Using the data below, gather each line that includes the word "React".

※

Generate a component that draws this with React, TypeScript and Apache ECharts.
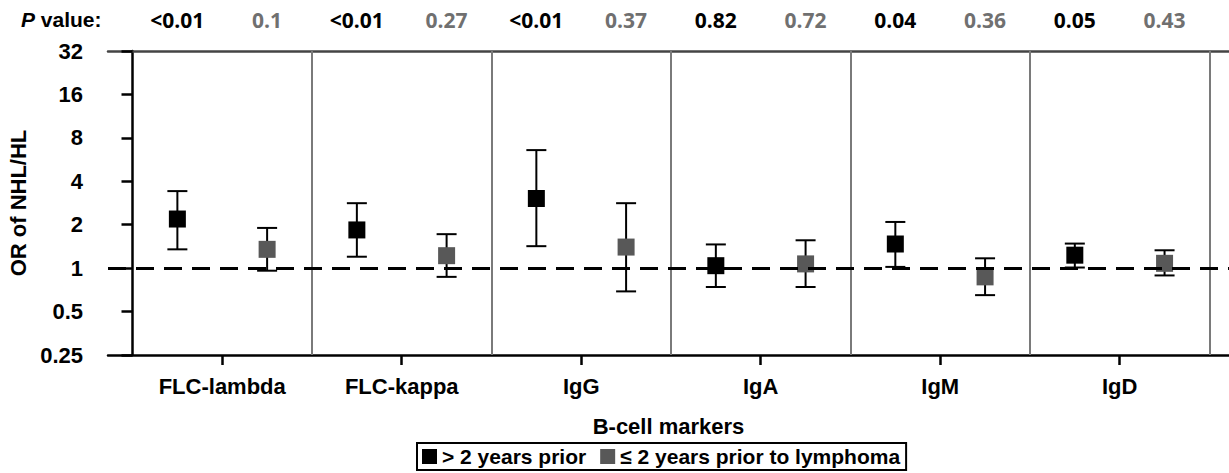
import React, { useEffect, useRef } from "react";
import * as echarts from "echarts";

const categories = ["FLC-lambda", "FLC-kappa", "IgG", "IgA", "IgM", "IgD"];
const seriesNames = ["> 2 years prior", "≤ 2 years prior to lymphoma"];
const pBefore = ["<0.01", "<0.01", "<0.01", "0.82", "0.04", "0.05"];
const pRecent = ["0.1", "0.27", "0.37", "0.72", "0.36", "0.43"];
const orBefore = [2.19, 1.84, 3.04, 1.04, 1.47, 1.23];
const lowBefore = [1.35, 1.2, 1.42, 0.74, 1.02, 1.01];
const highBefore = [3.42, 2.82, 6.58, 1.46, 2.09, 1.48];
const orRecent = [1.35, 1.22, 1.4, 1.07, 0.87, 1.08];
const lowRecent = [0.96, 0.87, 0.69, 0.74, 0.65, 0.89];
const highRecent = [1.9, 1.72, 2.82, 1.56, 1.17, 1.33];
const yTicks = [0.25, 0.5, 1, 2, 4, 8, 16, 32];

const FONT = "'Liberation Sans', Arial, sans-serif";

export default function App() {
  const ref = useRef<HTMLDivElement>(null);
  useEffect(() => {
    if (!ref.current) return;
    const chart = echarts.init(ref.current, undefined, { renderer: "svg" });

    const posBefore = (i: number) => i + 0.25;
    const posRecent = (i: number) => i + 0.75;
    const boundaries = categories.map((_, i) => i + 1);
    const centers = categories.map((_, i) => i + 0.5);

    const errData = (pos: (i: number) => number, low: number[], high: number[]) =>
      categories.map((_, i) => [pos(i), low[i], high[i]]);

    const errRender = (params: any, api: any) => {
      const x = api.value(0);
      const lo = api.coord([x, api.value(1)]);
      const hi = api.coord([x, api.value(2)]);
      const half = 10;
      const style = { stroke: "#000", lineWidth: 2 };
      return {
        type: "group",
        children: [
          { type: "line", shape: { x1: lo[0], y1: lo[1], x2: hi[0], y2: hi[1] }, style },
          { type: "line", shape: { x1: hi[0] - half, y1: hi[1], x2: hi[0] + half, y2: hi[1] }, style },
          { type: "line", shape: { x1: lo[0] - half, y1: lo[1], x2: lo[0] + half, y2: lo[1] }, style },
        ],
      };
    };

    const pRender = (labels: string[], color: string) => (params: any, api: any) => {
      const c = api.coord([api.value(0), api.value(1)]);
      return {
        type: "text",
        x: c[0],
        y: c[1] - 31,
        style: {
          text: labels[params.dataIndex],
          fill: color,
          fontSize: 21,
          fontWeight: "bold",
          fontFamily: "'Open Sans', 'Liberation Sans', sans-serif",
          align: "center",
          verticalAlign: "middle",
        },
      };
    };

    const option: any = {
      animation: false,
      title: {
        text: "{i|P}{b| value:}",
        left: 21,
        top: 9,
        padding: 0,
        textStyle: {
          rich: {
            i: { fontSize: 21, fontWeight: "bold", fontStyle: "italic", fontFamily: FONT, color: "#000" },
            b: { fontSize: 21, fontWeight: "bold", fontFamily: FONT, color: "#000" },
          },
        },
      },
      legend: {
        data: seriesNames,
        left: 417,
        top: 443,
        orient: "horizontal",
        icon: "rect",
        itemWidth: 15,
        itemHeight: 15,
        itemGap: 14,
        padding: [3, 6, 3, 5],
        borderColor: "#000",
        borderWidth: 2,
        textStyle: { fontSize: 21, fontWeight: "bold", fontFamily: FONT, color: "#000" },
      },
      grid: { left: 108, right: 0, top: 51, bottom: 118, containLabel: false, outerBoundsMode: "none" },
      xAxis: [
        {
          type: "value",
          min: -0.1365,
          max: 6.109,
          position: "bottom",
          name: "B-cell markers",
          nameLocation: "middle",
          nameGap: 60,
          nameTextStyle: { fontSize: 22, fontWeight: "bold", fontFamily: FONT, color: "#000" },
          axisLine: { show: true, lineStyle: { color: "#000", width: 2.5 } },
          axisTick: { show: true, customValues: centers, length: 10, lineStyle: { color: "#000", width: 2.5 } },
          axisLabel: {
            customValues: centers,
            formatter: (v: number) => categories[Math.round(v - 0.5)] ?? "",
            margin: 20,
            fontSize: 22,
            fontWeight: "bold",
            fontFamily: FONT,
            color: "#000",
          },
          splitLine: { show: false },
        },
        {
          type: "value",
          min: -0.1365,
          max: 6.109,
          position: "top",
          axisLine: { show: true, lineStyle: { color: "#444", width: 2.5 } },
          axisTick: { show: false },
          axisLabel: { show: false },
          splitLine: { show: false },
        },
      ],
      yAxis: {
        type: "log",
        logBase: 2,
        min: 0.25,
        max: 32,
        name: "OR of NHL/HL",
        nameLocation: "middle",
        nameGap: 75,
        nameTextStyle: { fontSize: 22, fontWeight: "bold", fontFamily: FONT, color: "#000" },
        axisLine: { show: true, lineStyle: { color: "#000", width: 2.5 } },
        axisTick: { show: true, customValues: yTicks, length: 11, lineStyle: { color: "#000", width: 2.5 } },
        axisLabel: {
          customValues: yTicks,
          formatter: (v: number) => String(v),
          margin: 25,
          fontSize: 22,
          fontWeight: "bold",
          fontFamily: FONT,
          color: "#000",
        },
        splitLine: { show: false },
      },
      series: [
        {
          type: "scatter",
          name: "separators",
          data: [],
          silent: true,
          z: 1,
          markLine: {
            silent: true,
            symbol: "none",
            label: { show: false },
            lineStyle: { color: "#7a7a7a", width: 2, type: "solid" },
            data: boundaries.map((b) => ({ xAxis: b })),
          },
        },
        {
          type: "custom",
          name: "errBefore",
          renderItem: errRender,
          data: errData(posBefore, lowBefore, highBefore),
          z: 3,
        },
        {
          type: "custom",
          name: "errRecent",
          renderItem: errRender,
          data: errData(posRecent, lowRecent, highRecent),
          z: 3,
        },
        {
          type: "scatter",
          name: seriesNames[0],
          symbol: "rect",
          symbolSize: 17,
          itemStyle: { color: "#000", opacity: 1 },
          data: orBefore.map((v, i) => [posBefore(i), v]),
          z: 4,
        },
        {
          type: "scatter",
          name: seriesNames[1],
          symbol: "rect",
          symbolSize: 17,
          itemStyle: { color: "#585858", opacity: 1 },
          data: orRecent.map((v, i) => [posRecent(i), v]),
          z: 4,
        },
        {
          type: "scatter",
          name: "reference",
          data: [],
          silent: true,
          z: 6,
          markLine: {
            silent: true,
            symbol: "none",
            label: { show: false },
            lineStyle: { color: "#000", width: 3, type: [18, 10] },
            data: [{ yAxis: 1 }],
          },
        },
        {
          type: "custom",
          name: "pBefore",
          renderItem: pRender(pBefore, "#000"),
          data: categories.map((_, i) => [posBefore(i), 32]),
          clip: false,
          z: 5,
        },
        {
          type: "custom",
          name: "pRecent",
          renderItem: pRender(pRecent, "#707070"),
          data: categories.map((_, i) => [posRecent(i), 32]),
          clip: false,
          z: 5,
        },
      ],
    };
    chart.setOption(option);
    return () => chart.dispose();
  }, []);

  return (
    <div
      ref={ref}
      style={{ position: "fixed", left: 0, top: 0, width: 1229, height: 473, background: "#fff" }}
    />
  );
}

※

# [Problem solution]
Generate a component that draws this with React, TypeScript and Apache ECharts.
import React, { useEffect, useRef } from "react";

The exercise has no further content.